While Emmer has tried to keep up his jovial image, his old stripes shine through. He recently voted for a bill to codify that the federal government will recognize same-sex marriages, but as recently as late 2019, when asked of his old opposition, he said, “My views have not changed for me personally.” In each session since joining Congress, he has co-sponsored the Life at Conception Act, which declares life begins at the “moment of fertilization.” After the Supreme Court ruled in Dobbs, Emmer, while speaking at a GOP event whose audio was leaked, called House Democrats’ efforts to recodify Roe v. Wade “the Chinese genocide bill,” because “these guys think abortion should not only be available on demand, but it should be available right up to the day a child is born, and the day after in some cases.” (Fact-check: false.)

Emmer’s already using his party-climbing machinations to campaign for a better job title should the GOP retake the House. In August, Politico reported that Emmer has told colleagues he plans to run for majority whip, the third-ranking position in the House.
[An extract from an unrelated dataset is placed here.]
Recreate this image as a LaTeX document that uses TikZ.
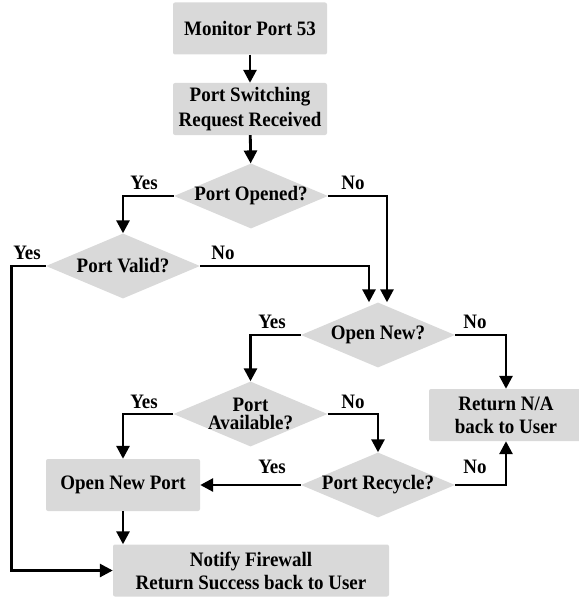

In an earlier Politico piece this year speculating about his future, the publication noted his appeal both to the hard-right and the few lingering establishment Republicans and quoted one anonymous Republican: “We’re going to want to reward him, if there’s something that he wants that he doesn’t have.” Given the unsteady ground of likely House Speaker Kevin McCarthy, it might not be long before an even higher spot opens up.